Historically, Sunday schools were held in the afternoons in various communities, and were often staffed by workers from varying denominations. Beginning in the United States in the early 1930s, and Canada in the 1940s, the transition was made to Sunday mornings. Sunday school often takes the form of a one-hour or longer Bible study which can occur before, during, or after a church service. While many Sunday schools are focused on providing instruction for children (especially those sessions occurring during service times), adult Sunday-school classes are also popular and widespread (see RCIA). In some traditions, the term "Sunday school" is too strongly associated with children, and alternate terms such as "Adult Electives" or "religious education" are used instead of "Adult Sunday school". Some churches only operate Sunday school for children concurrently with the adult worship service. In this case, there is typically no adult Sunday school.
In Great Britain an agency was formed called the Religious Tract Society which helped provide literature for the Sunday school.
In the United States the American Sunday School Union was formed (headquartered in Philadelphia) for the publication of literature. This group helped pioneer what became known as the International Sunday School Lessons. The Sunday School Times was another periodical they published for the use of Sunday schools. LifeWay Christian Resources, Herald and Banner Press, David C Cook, and Group Publishing are among the widely available published resources currently used in Sunday schools across the country.
Sunday school teachers are usually lay people who are selected for their role in the church by a designated coordinator, board, or a committee.
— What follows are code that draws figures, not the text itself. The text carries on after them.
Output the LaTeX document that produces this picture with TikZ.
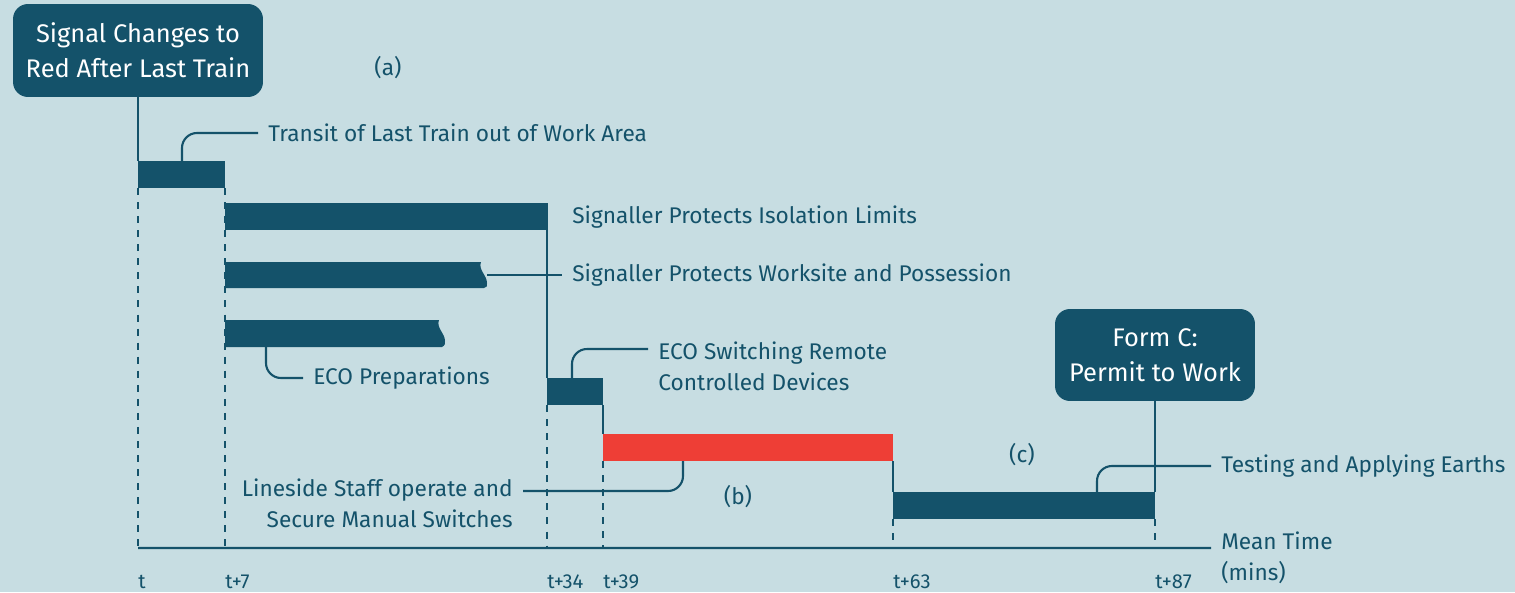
\documentclass[tikz,border=0pt]{standalone}
\usepackage{fontspec}
\setmainfont{Fira Sans}
\definecolor{bgblue}{RGB}{199,221,226}
\definecolor{rail}{RGB}{20,82,106}
\definecolor{alarm}{RGB}{238,62,54}
\tikzset{
  milestone/.style={fill=rail, text=white, rounded corners=0.3cm, align=center, inner sep=0,
    font=\fontsize{14.5}{20}\selectfont},
  lbl/.style={text=rail, inner xsep=0.2cm, inner ysep=0, font=\fontsize{12.9}{17.5}\selectfont},
  tick/.style={text=rail, inner sep=0, anchor=west, font=\fontsize{11.5}{12}\selectfont},
  leader/.style={draw=rail, line width=1.2pt, rounded corners=0.3cm},
  guide/.style={draw=rail, line width=1.3pt, dash pattern=on 4pt off 4pt},
  link/.style={draw=rail, line width=0.7pt},
  task/.style={fill=rail},
}
\begin{document}
\begin{tikzpicture}[x=0.02cm, y=-0.02cm]
\useasboundingbox[fill=bgblue] (0,0) rectangle (1515,592);
% milestones
\node[milestone, minimum width=5cm, minimum height=1.86cm] (signal) at (138,50.5) {Signal Changes to\\Red After Last Train};
\node[milestone, minimum width=4cm, minimum height=1.84cm] (formc) at (1155,355) {Form C:\\Permit to Work};
% guides
\draw[guide] (138,188) -- (138,548);
\draw[guide] (225,188) -- (225,548);
\draw[guide] (547,405) -- (547,548);
\draw[guide] (603,461) -- (603,548);
\draw[guide] (893,519) -- (893,548);
\draw[guide] (1155,519) -- (1155,548);
% tasks
\fill[task] (138,161) rectangle (225,188);
\fill[task] (225,203) rectangle (547,230);
\fill[task] (225,262) -- (481,262) .. controls (478,270) and (487,275) .. (487,283) .. controls (487,287) .. (484,288) -- (225,288) -- cycle;
\fill[task] (225,320) -- (439,320) .. controls (436,328) and (445,333) .. (445,341) .. controls (445,345) .. (442,347) -- (225,347) -- cycle;
\fill[task] (547,378) rectangle (603,405);
\fill[alarm] (603,434) rectangle (893,461);
\fill[task] (893,492) rectangle (1155,519);
% links between tasks
\coordinate (s1) at (138,161);
\coordinate (s2) at (547,203);
\coordinate (s5) at (547,378);
\coordinate (e5) at (603,405);
\coordinate (sr) at (603,434);
\coordinate (er) at (893,461);
\coordinate (s6) at (893,492);
\coordinate (e6) at (1155,492);
\draw[link] (signal.south) -- (s1);
\draw[link] (s2) -- (s5);
\draw[link] (e5) -- (sr);
\draw[link] (er) -- (s6);
\draw[link] (formc.south) -- (e6);
% labels
\node[lbl, anchor=west] (transit) at (258,133) {Transit of Last Train out of Work Area};
\node[lbl, anchor=west] (isolation) at (562,217) {Signaller Protects Isolation Limits};
\node[lbl, anchor=west] (worksite) at (562,275) {Signaller Protects Worksite and Possession};
\node[lbl, anchor=west] (prep) at (303,378) {ECO Preparations};
\node[lbl, anchor=west, align=left] (eco) at (648,366) {ECO Switching Remote\\Controlled Devices};
\node[lbl, anchor=east, align=right] (lineside) at (523,503.5) {Lineside Staff operate and\\Secure Manual Switches};
\node[lbl, anchor=west] (earths) at (1211,466) {Testing and Applying Earths};
\node[lbl, anchor=west, align=left] (mean) at (1211,558) {Mean Time\\(mins)};
\node[lbl] (pa) at (388,68) {(a)};
\node[lbl] (pb) at (738,497) {(b)};
\node[lbl] (pc) at (1022,455) {(c)};
% leaders
\coordinate (l1) at (182,161);
\coordinate (l3) at (487,275);
\coordinate (l4) at (266,347);
\coordinate (l5) at (572,378);
\coordinate (lr) at (683,461);
\coordinate (l6) at (1097,492);
\draw[leader] (l1) |- (transit.west);
\draw[leader] (l3) -- (worksite.west);
\draw[leader] (l4) |- (prep.west);
\draw[leader] (l5) |- ([yshift=0.34cm]eco.west);
\draw[leader] (lr) |- ([yshift=0.25cm]lineside.east);
\draw[leader] (l6) |- (earths.west);
% time axis
\coordinate (t0) at (138,548);
\draw[rail, line width=1.3pt] (t0) -- ([yshift=0.2cm]mean.west);
\node[tick] (tt) at (138,582) {t};
\node[tick] (t7) at (225,582) {t+7};
\node[tick] (t34) at (547,582) {t+34};
\node[tick] (t39) at (603,582) {t+39};
\node[tick] (t63) at (893,582) {t+63};
\node[tick] (t87) at (1155,582) {t+87};
\end{tikzpicture}
\end{document}
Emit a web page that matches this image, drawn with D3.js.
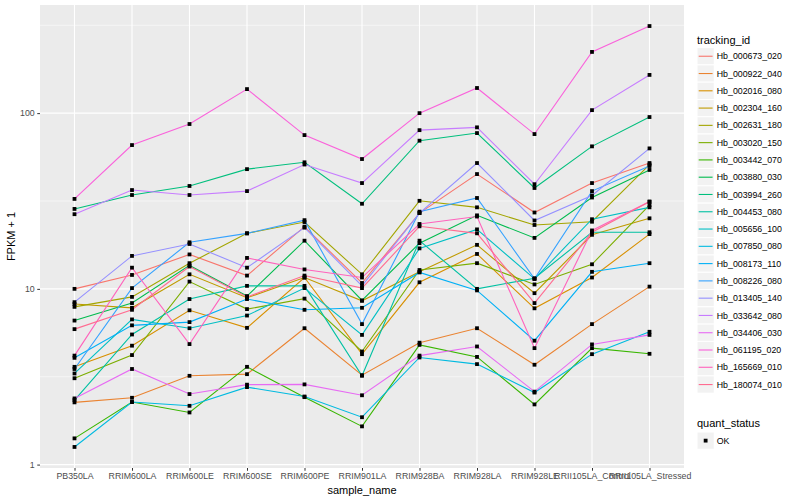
<!DOCTYPE html>
<html>
<head>
<meta charset="utf-8">
<script src="https://cdn.jsdelivr.net/npm/d3@7"></script>
<style>
  body { margin: 0; background: #fff; }
  text { font-family: "Liberation Sans", Arial, sans-serif; }
</style>
</head>
<body>
<script>
const samples = ["PB350LA", "RRIM600LA", "RRIM600LE", "RRIM600SE", "RRIM600PE", "RRIM901LA",
  "RRIM928BA", "RRIM928LA", "RRIM928LE", "RRII105LA_Control", "RRII105LA_Stressed"];

const trackingIds = ["Hb_000673_020", "Hb_000922_040", "Hb_002016_080", "Hb_002304_160", "Hb_002631_180",
  "Hb_003020_150", "Hb_003442_070", "Hb_003880_030", "Hb_003994_260", "Hb_004453_080",
  "Hb_005656_100", "Hb_007850_080", "Hb_008173_110", "Hb_008226_080", "Hb_013405_140",
  "Hb_033642_080", "Hb_034406_030", "Hb_061195_020", "Hb_165669_010", "Hb_180074_010"];

// FPKM + 1, one row per tracking_id, one value per sample
const fpkm = [
  [10, 12.0, 15.7, 11.9, 22.6, 10.8, 27, 45, 27.2, 40, 52],
  [2.26, 2.4, 3.2, 3.27, 5.97, 3.23, 4.94, 5.97, 3.7, 6.3, 10.3],
  [3.6, 4.75, 7.55, 6.0, 11.6, 4.25, 10.9, 15.8, 7.75, 11.6, 20.5],
  [8.2, 7.8, 12.1, 8.9, 11.6, 8.55, 12.5, 17.8, 9.45, 20.3, 25.2],
  [7.9, 9.0, 14.0, 20.7, 24, 12.1, 31.7, 29.1, 23.1, 24.1, 51],
  [3.1, 4.2, 11.0, 7.67, 8.8, 4.4, 12.8, 14.0, 10.6, 13.8, 30],
  [1.41, 2.27, 1.98, 3.6, 2.42, 1.65, 4.8, 4.1, 2.2, 4.6, 4.27],
  [6.6, 8.3, 13.6, 9.1, 18.8, 8.6, 18.2, 26.2, 19.5, 33.1, 47.5],
  [28.5, 34.2, 38.5, 48, 52.5, 30.5, 69.7, 77, 37.5, 64.7, 95],
  [2.33, 5.5, 8.75, 10.4, 10.4, 3.2, 18.8, 10.0, 11.5, 21, 21],
  [3.3, 6.7, 5.97, 7.05, 10.1, 5.47, 17.0, 21.8, 11.4, 24.9, 29.1],
  [1.26, 2.27, 2.16, 2.76, 2.44, 1.86, 4.07, 3.73, 2.57, 4.25, 5.7],
  [4.05, 6.2, 6.47, 8.75, 7.6, 7.8, 12.4, 9.8, 5.07, 12.5, 14.0],
  [3.5, 10.1, 18.4, 20.7, 24.6, 6.3, 27.5, 32.9, 11.4, 36, 50],
  [8.4, 15.4, 18.0, 13.2, 22.3, 10.4, 27, 52, 24.5, 34, 63],
  [26.6, 36.5, 34.2, 36, 51, 40, 80, 83, 39.4, 104, 165],
  [2.38, 3.5, 2.52, 2.85, 2.86, 2.48, 4.17, 4.7, 2.6, 4.83, 5.47],
  [32.5, 65.8, 86.7, 137, 75, 54.8, 100, 139, 76, 223, 313],
  [4.17, 13.2, 4.85, 15, 12.9, 11.6, 23.4, 25.8, 4.6, 21.5, 31.4],
  [5.9, 7.6, 13.4, 9.0, 11.9, 10.1, 22.7, 20.7, 8.3, 21, 31.3]
];

const colors = ["#F8766D", "#EA8331", "#D89000", "#C09B00", "#A3A500", "#7CAE00", "#39B600", "#00BB4E",
  "#00BF7D", "#00C1A3", "#00BFC4", "#00BAE0", "#00B0F6", "#35A2FF", "#9590FF", "#C77CFF",
  "#E76BF3", "#FA62DB", "#FF62BC", "#FF6C91"];

const yBreaks = [1, 10, 100];
const yMinor = [Math.pow(10, 0.5), Math.pow(10, 1.5), Math.pow(10, 2.5)];
const quantStatus = ["OK"];

const dimensions = {
  width: 800,
  height: 500,
  panel: { left: 40, right: 684, top: 5, bottom: 468 },
};

const svg = d3.select("body").append("svg")
  .attr("width", dimensions.width).attr("height", dimensions.height);

const p = dimensions.panel;

// discrete x with ggplot's 0.6 expansion
const xScale = d3.scaleLinear()
  .domain([0.4, samples.length + 0.6])
  .range([p.left, p.right]);
const xPos = i => xScale(i + 1);

const allVals = fpkm.flat();
const lo = Math.log10(d3.min(allVals)), hi = Math.log10(d3.max(allVals));
const pad = (hi - lo) * 0.05;
const yScale = d3.scaleLog()
  .domain([Math.pow(10, lo - pad), Math.pow(10, hi + pad)])
  .range([p.bottom, p.top]);

svg.append("rect")
  .attr("x", p.left).attr("y", p.top)
  .attr("width", p.right - p.left).attr("height", p.bottom - p.top)
  .attr("fill", "#EBEBEB");

const grid = svg.append("g");
grid.selectAll(".ymin").data(yMinor.filter(v => yScale(v) > p.top)).join("line")
  .attr("x1", p.left).attr("x2", p.right)
  .attr("y1", d => yScale(d)).attr("y2", d => yScale(d))
  .attr("stroke", "#fff").attr("stroke-width", 0.55);
grid.selectAll(".ymaj").data(yBreaks).join("line")
  .attr("x1", p.left).attr("x2", p.right)
  .attr("y1", d => yScale(d)).attr("y2", d => yScale(d))
  .attr("stroke", "#fff").attr("stroke-width", 1.1);
grid.selectAll(".xmaj").data(samples).join("line")
  .attr("x1", (d, i) => xPos(i)).attr("x2", (d, i) => xPos(i))
  .attr("y1", p.top).attr("y2", p.bottom)
  .attr("stroke", "#fff").attr("stroke-width", 1.1);

// lines
const line = d3.line().x((d, i) => xPos(i)).y(d => yScale(d));
svg.append("g").selectAll("path").data(fpkm).join("path")
  .attr("d", line)
  .attr("fill", "none")
  .attr("stroke", (d, i) => colors[i])
  .attr("stroke-width", 1.1);

// points
const pts = svg.append("g");
fpkm.forEach(row => {
  pts.selectAll(null).data(row).join("rect")
    .attr("x", (d, i) => xPos(i) - 1.9).attr("y", d => yScale(d) - 1.9)
    .attr("width", 3.8).attr("height", 3.8)
    .attr("fill", "#000");
});

// axes
const xAxis = d3.axisBottom(xScale)
  .tickValues(samples.map((d, i) => i + 1))
  .tickFormat(i => samples[i - 1])
  .tickSize(2.75).tickPadding(2.5);
const gx = svg.append("g").attr("transform", `translate(0,${p.bottom})`).call(xAxis);
gx.select(".domain").remove();
gx.selectAll("line").attr("stroke", "#333");
gx.selectAll("text").attr("fill", "#4D4D4D").attr("font-size", 8.8)
  .attr("font-family", "Liberation Sans, Arial, sans-serif");

const yAxis = d3.axisLeft(yScale)
  .tickValues(yBreaks).tickFormat(d3.format("d"))
  .tickSize(2.75).tickPadding(2.5);
const gy = svg.append("g").attr("transform", `translate(${p.left},0)`).call(yAxis);
gy.select(".domain").remove();
gy.selectAll("line").attr("stroke", "#333");
gy.selectAll("text").attr("fill", "#4D4D4D").attr("font-size", 8.8)
  .attr("font-family", "Liberation Sans, Arial, sans-serif");

svg.append("text")
  .attr("x", (p.left + p.right) / 2).attr("y", 494)
  .attr("text-anchor", "middle").attr("font-size", 11).attr("fill", "#000")
  .text("sample_name");

svg.append("text")
  .attr("transform", `translate(15,${(p.top + p.bottom) / 2}) rotate(-90)`)
  .attr("text-anchor", "middle").attr("font-size", 11).attr("fill", "#000")
  .text("FPKM + 1");

// colour legend
const leg = svg.append("g").attr("transform", "translate(697,0)");
leg.append("text").attr("x", 0).attr("y", 44).attr("font-size", 11).text("tracking_id");
const keySize = 17.28, keyTop = 47.6;
const keys = leg.selectAll(".key").data(trackingIds).join("g")
  .attr("transform", (d, i) => `translate(0,${keyTop + i * keySize})`);
keys.append("rect").attr("width", keySize).attr("height", keySize)
  .attr("fill", "#F2F2F2").attr("stroke", "#fff").attr("stroke-width", 1);
keys.append("line").attr("x1", 1.7).attr("x2", keySize - 1.7)
  .attr("y1", keySize / 2).attr("y2", keySize / 2)
  .attr("stroke", (d, i) => colors[i]).attr("stroke-width", 1.1);
keys.append("text").attr("x", keySize + 2.5).attr("y", keySize / 2 + 3.1)
  .attr("font-size", 8.8).attr("fill", "#000").text(d => d);

// shape legend
const leg2 = svg.append("g").attr("transform", "translate(697,0)");
leg2.append("text").attr("x", 0).attr("y", 427).attr("font-size", 11).text("quant_status");
const k2 = leg2.selectAll(".k2").data(quantStatus).join("g")
  .attr("transform", (d, i) => `translate(0,${432 + i * keySize})`);
k2.append("rect").attr("width", keySize).attr("height", keySize)
  .attr("fill", "#F2F2F2").attr("stroke", "#fff");
k2.append("rect").attr("x", keySize / 2 - 1.9).attr("y", keySize / 2 - 1.9)
  .attr("width", 3.8).attr("height", 3.8).attr("fill", "#000");
k2.append("text").attr("x", keySize + 2.5).attr("y", keySize / 2 + 3.1)
  .attr("font-size", 8.8).text(d => d);
</script>
</body>
</html>
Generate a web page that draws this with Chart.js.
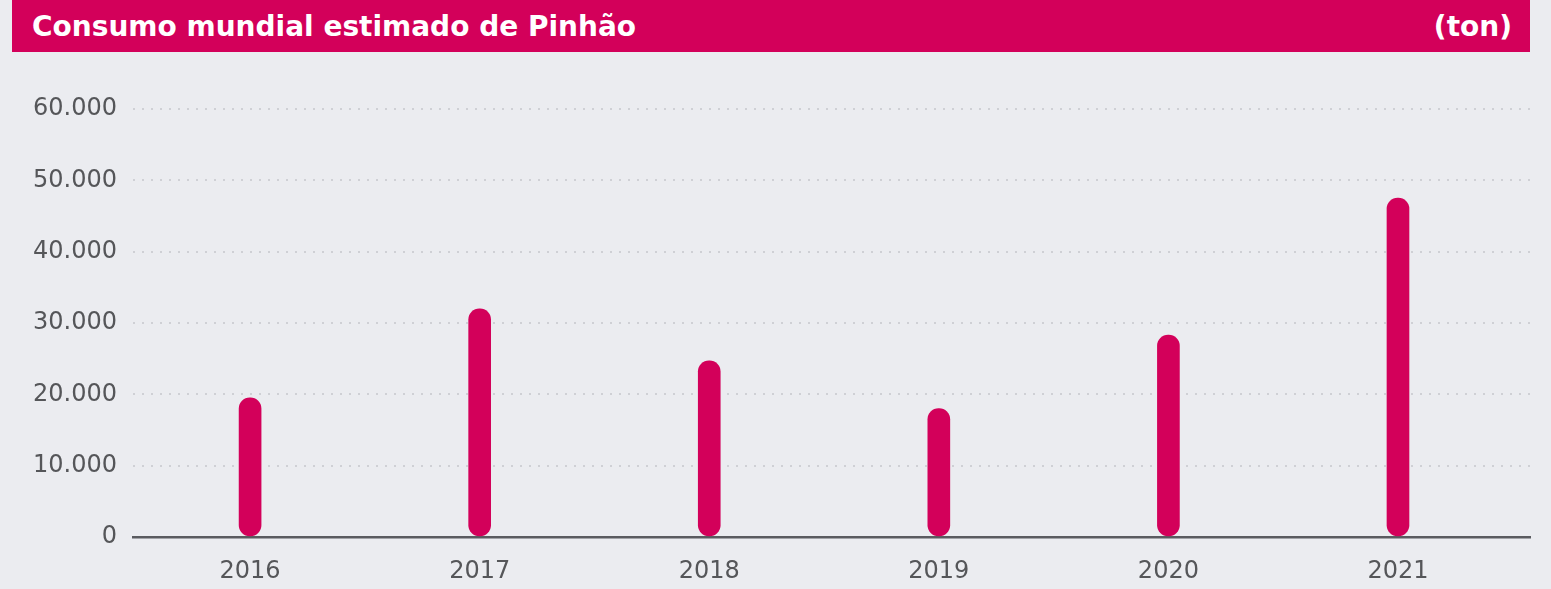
<!DOCTYPE html>
<html>
<head>
<meta charset="utf-8">
<script src="https://cdn.jsdelivr.net/npm/chart.js@4"></script>
<style>
  html, body { margin: 0; padding: 0; background: #ebecf0; width: 1551px; height: 589px; overflow: hidden; }
  #header {
    position: absolute; left: 12px; top: 0; width: 1518px; height: 52px;
    background: #d3005a; color: #fff; font-family: "DejaVu Sans", sans-serif;
    font-weight: 700; font-size: 28px; line-height: 52px;
  }
  #header .title { position: absolute; left: 20px; top: 1px; }
  #header .unit { position: absolute; right: 18px; top: 1px; }
  #wrap { position: absolute; left: 0; top: 52px; width: 1551px; height: 537px; }
</style>
</head>
<body>
<div id="header"><span class="title">Consumo mundial estimado de Pinhão</span><span class="unit">(ton)</span></div>
<div id="wrap"><canvas id="mychart"></canvas></div>
<script>
const years = ["2016", "2017", "2018", "2019", "2020", "2021"];
const consumo = [19500, 32000, 24700, 18000, 28300, 47500];
const yTicks = [0, 10000, 20000, 30000, 40000, 50000, 60000];

const data = {
  datasets: [
    {
      label: "Consumo",
      data: consumo.map((v, i) => ({ x: i, y: v })),
      backgroundColor: "#d3005a",
      barThickness: 22,
      borderRadius: 11,
      borderSkipped: false,
    },
  ],
};

const tickFont = { family: "DejaVu Sans", size: 24 };

const config = {
  type: "bar",
  data: data,
  options: {
    responsive: true,
    maintainAspectRatio: false,
    animation: false,
    layout: { padding: { top: 57, right: 21, left: 0, bottom: 0 } },
    plugins: { legend: { display: false }, tooltip: { enabled: false } },
    scales: {
      x: {
        type: "linear",
        offset: false,
        min: -0.51,
        max: 5.575,
        afterBuildTicks: (s) => { s.ticks = years.map((y, i) => ({ value: i })); },
        grid: { display: false, drawTicks: false },
        border: { color: "#5a5b60", width: 2.5 },
        ticks: {
          color: "#555659",
          padding: 20,
          font: tickFont,
          callback: (v) => years[v],
        },
        afterFit: (s) => { s.height = 52; },
      },
      y: {
        min: 0,
        max: 60000,
        afterBuildTicks: (s) => { s.ticks = yTicks.map((v) => ({ value: v })); },
        grid: {
          drawTicks: false,
          color: (c) => (c.tick && c.tick.value === 0 ? "rgba(0,0,0,0)" : "#cfd0d5"),
          lineWidth: 2,
        },
        border: { display: false, dash: [2, 7] },
        ticks: {
          color: "#555659",
          padding: 16,
          font: tickFont,
          callback: (v) => v.toLocaleString("de-DE"),
        },
        afterFit: (s) => { s.width = 133; },
      },
    },
  },
};

const mychart = new Chart(document.getElementById("mychart"), config);
</script>
</body>
</html>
Normally, the selection is based on a perception of character and ability to teach the Bible rather than formal training in education. Some Sunday school teachers, however, do have a background in education as a result of their occupations. Some churches require Sunday school teachers and catechists to attend courses to ensure that they have a sufficient understanding of the faith and of the teaching process to educate others. Other churches allow volunteers to teach without training; a profession of faith and a desire to teach is all that is required in such cases.
It is also not uncommon for Roman Catholic or Protestant pastors (church ministers) to teach such classes themselves. Some well-known public figures who teach, or have taught, Sunday school include Space Shuttle astronaut Ronald J. Garan Jr., comedian Stephen Colbert, novelist John Grisham, and former U.S. president Jimmy Carter.